The strong favourite to be Democratic presidential candidate gets a flavour of battles ahead

Hillary Clinton sought this week to defuse a growing political controversy over her use of a private email server for official messages when she was secretary of state, insisting that she violated no rules and that none of the messages included classified material. She said she had not used separate accounts for official and private emails because she did not want to use two phones but admitted that "looking back, it would have been better" to have kept two accounts.

Mrs Clinton’s transgression is, on the face of it, relatively insignificant but it has sparked a fierce political firestorm in advance of her expected announcement of a second presidential bid within the next few weeks.

The controversy is being stoked by Republicans in Congress who have been frustrated in their efforts to find evidence that Mrs Clinton is to blame for the deaths of a United States ambassador and an embassy official in a terrorist attack in the Libyan city of Benghazi in 2012. Ever alert to the whiff of a conspiracy where the Clintons are concerned, conservatives have dismissed her decision to release tens of thousands of official emails from the account. Nothing will persuade her enemies that the private emails Mrs Clinton has deleted related to nothing more sinister than her yoga routine and plans for her daughter's wedding.

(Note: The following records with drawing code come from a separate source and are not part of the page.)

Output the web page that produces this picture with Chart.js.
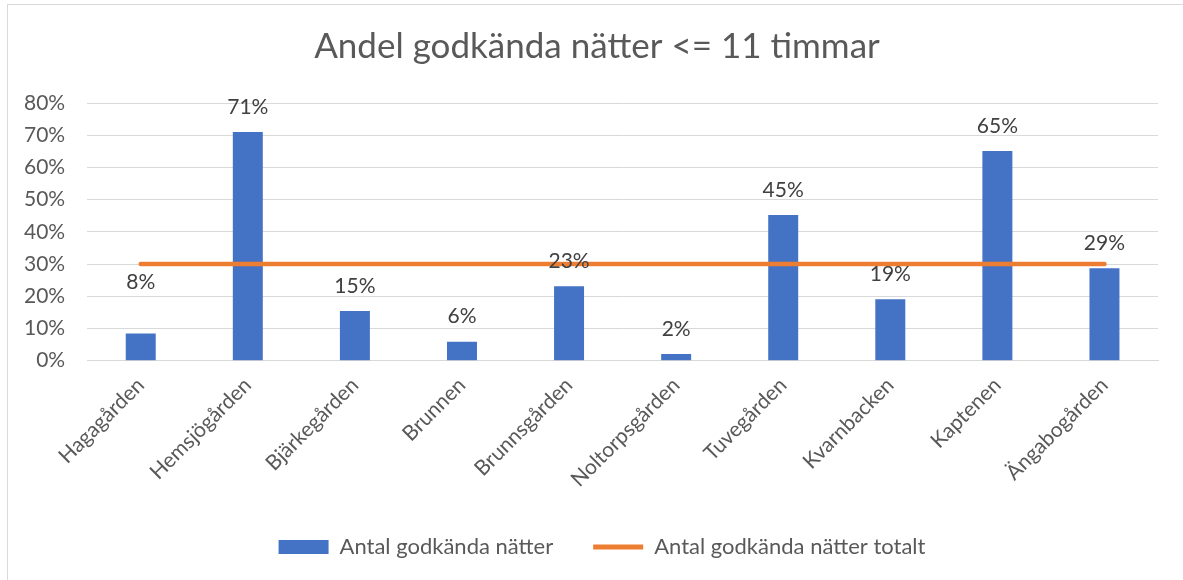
<!DOCTYPE html>
<html>
<head>
<meta charset="utf-8">
<script src="https://cdn.jsdelivr.net/npm/chart.js@4/dist/chart.umd.min.js"></script>
<style>
  html, body { margin: 0; padding: 0; background: #fff; }
  #wrap { position: relative; width: 1183px; height: 580px; overflow: hidden; }
  #ram { position: absolute; left: 7px; top: 4px; width: 1200px; height: 600px; border: 1px solid #d9d9d9; box-sizing: border-box; }
  #c { position: absolute; left: 0; top: 0; }
</style>
</head>
<body>
<div id="wrap">
  <div id="ram"></div>
  <canvas id="c" width="1183" height="580"></canvas>
</div>
<script>
// data
const boenden = ['Hagagården', 'Hemsjögården', 'Bjärkegården', 'Brunnen', 'Brunnsgården',
                 'Noltorpsgården', 'Tuvegården', 'Kvarnbacken', 'Kaptenen', 'Ängabogården'];
const andelGodkanda = [0.084, 0.71, 0.154, 0.059, 0.231, 0.021, 0.452, 0.191, 0.651, 0.287];
const totalt = [0.30, 0.30, 0.30, 0.30, 0.30, 0.30, 0.30, 0.30, 0.30, 0.30];
const etiketter = ['8%', '71%', '15%', '6%', '23%', '2%', '45%', '19%', '65%', '29%'];
const yTicks = [0, 0.1, 0.2, 0.3, 0.4, 0.5, 0.6, 0.7, 0.8];

const textFarg = '#595959';
const fontNamn = 'Lato, "Open Sans", sans-serif';

// etiketter ovanför staplarna (ritas sist, över linjen)
const etikettPlugin = {
  id: 'etiketter',
  afterLayout(chart) {
    // titel och förklaring ligger lite till höger om mitten i originalet
    chart.titleBlock.left += 17;
    chart.titleBlock.right += 17;
    chart.legend.left += 22;
    chart.legend.right += 22;
  },
  afterDraw(chart) {
    const ctx = chart.ctx;
    const meta = chart.getDatasetMeta(0);
    ctx.save();
    ctx.font = '21px ' + fontNamn;
    ctx.fillStyle = '#404040';
    ctx.textAlign = 'center';
    ctx.textBaseline = 'middle';
    meta.data.forEach((bar, i) => {
      let extra = i === 0 ? 26 : 0;  // 8% sitter högre upp i originalet
      ctx.fillText(etiketter[i], bar.x, bar.y - 25 - extra);
    });
    ctx.restore();
  }
};

const ctx = document.getElementById('c').getContext('2d');
const chart = new Chart(ctx, {
  data: {
    labels: boenden,
    datasets: [
      {
        type: 'bar',
        label: 'Antal godkända nätter',
        data: andelGodkanda,
        backgroundColor: '#4472C4',
        borderWidth: 0,
        barPercentage: 0.28,
        categoryPercentage: 1.0,
        order: 2,
        pointStyle: 'rect'
      },
      {
        type: 'line',
        label: 'Antal godkända nätter totalt',
        data: totalt,
        borderColor: '#ED7D31',
        backgroundColor: '#ED7D31',
        borderWidth: 4.5,
        borderCapStyle: 'round',
        pointRadius: 0,
        order: 1,
        pointStyle: 'line'
      }
    ]
  },
  plugins: [etikettPlugin],
  options: {
    responsive: false,
    animation: false,
    layout: { padding: { left: 2, right: 25, top: 14, bottom: 12 } },
    plugins: {
      title: {
        display: true,
        text: 'Andel godkända nätter <= 11 timmar',
        color: textFarg,
        font: { family: fontNamn, size: 35, weight: 'normal' },
        padding: { top: 12, bottom: 35 }
      },
      legend: {
        position: 'bottom',
        labels: {
          color: textFarg,
          font: { family: fontNamn, size: 22 },
          usePointStyle: true,
          pointStyleWidth: 50,
          boxWidth: 50,
          boxHeight: 14,
          padding: 40,
          generateLabels(chart) {
            return chart.data.datasets.map((ds, i) => ({
              text: ds.label,
              fillStyle: ds.backgroundColor,
              strokeStyle: ds.type === 'line' ? ds.borderColor : ds.backgroundColor,
              lineWidth: ds.type === 'line' ? 5 : 0,
              pointStyle: ds.pointStyle,
              fontColor: textFarg,
              datasetIndex: i,
              hidden: false
            }));
          }
        }
      },
      tooltip: { enabled: false }
    },
    scales: {
      x: {
        grid: { display: false },
        border: { color: '#d9d9d9', width: 1 },
        ticks: {
          color: textFarg,
          font: { family: fontNamn, size: 21 },
          minRotation: 45,
          maxRotation: 45,
          padding: 4
        }
      },
      y: {
        min: 0,
        max: 0.8,
        afterBuildTicks(axis) {
          axis.ticks = yTicks.map(v => ({ value: v }));
        },
        grid: { color: '#d9d9d9', lineWidth: 1, drawTicks: false },
        border: { display: false },
        ticks: {
          color: textFarg,
          font: { family: fontNamn, size: 21 },
          padding: 22,
          callback: v => Math.round(v * 100) + '%'
        }
      }
    }
  }
});
</script>
</body>
</html>
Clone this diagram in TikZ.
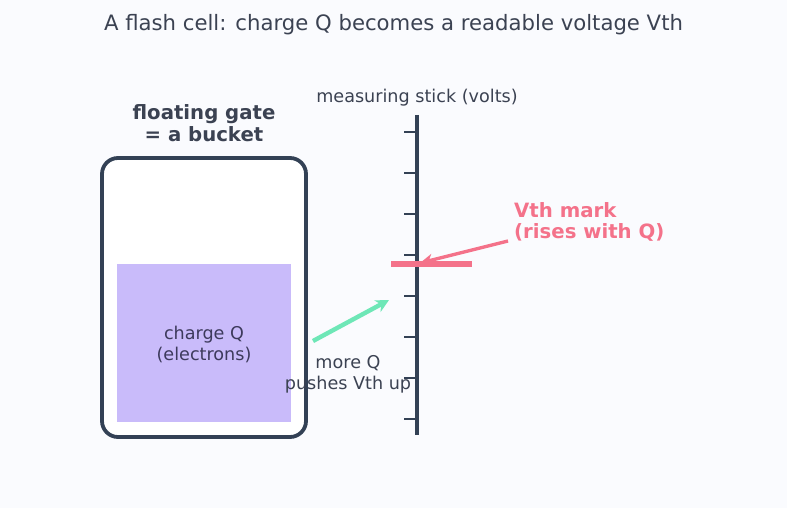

None of this is likely to thwart any ambition Mrs Clinton has to capture the White House in 2016 and as the choice of a remarkable 86 per cent of Democrats, according to a recent poll, she is already the runaway favourite for her party's nomination. The controversy has, however, highlighted some of her weaknesses as a candidate, notably her secretiveness and her defensive attitude to criticism from the media and political opponents. The partisan response to the story could also serve as an unwelcome reminder to voters of the toxic atmosphere that prevailed in Washington during Bill Clinton's presidency and to the couple's capacity to polarise opinion. Mrs Clinton has proven herself over decades to be a fighter but her toughest fight yet may lie ahead.